Cash flow margin, based on operating cash flow, has a close relative in free cash flow margin, which divides free cash flow by revenue. While cash flow margin shows how much of each sales dollar becomes operating cash, free cash flow margin shows how much becomes the cash genuinely available after capital expenditure. The gap between the two reflects the capital intensity of the business — how much of its operating cash is consumed by reinvestment.
Reading both margins together deepens the analysis. A business with a strong cash flow margin but a much weaker free cash flow margin is capital-intensive, ploughing much of its operating cash back into the business. One where the two margins are close is capital-light, converting most of its operating cash into free cash. For a finance leader, comparing the two margins reveals the capital demands of the business and how much of its cash-generating efficiency ultimately reaches investors, complementing the earnings-quality insight that cash flow margin alone provides.
Frequently Asked Questions
What is the difference between cash flow margin and profit margin?

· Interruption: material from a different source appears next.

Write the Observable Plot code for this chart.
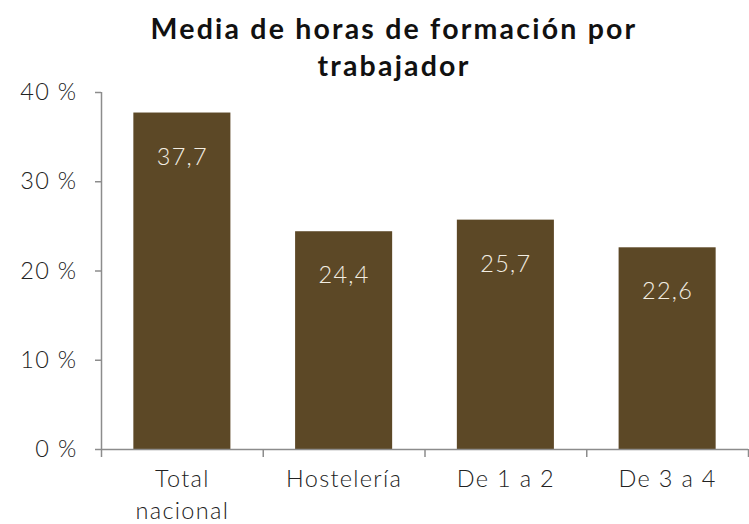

Profit margin measures accounting profit per dollar of sales; cash flow margin measures actual operating cash per dollar of sales, making it a better test of earnings quality.
What is a good cash flow margin?
It is industry-dependent. Compare against peers and the company’s own trend, and watch its relationship to profit margin rather than seeking a universal benchmark.
Why might cash flow margin be lower than profit margin?
Usually because cash is trapped in growing receivables or inventory, or because profit includes non-cash gains. A persistent gap warrants investigation into earnings quality.
Can cash flow margin exceed profit margin?
Yes, often when non-cash charges like depreciation are high or working capital is being efficiently managed. This generally indicates high-quality, cash-rich earnings.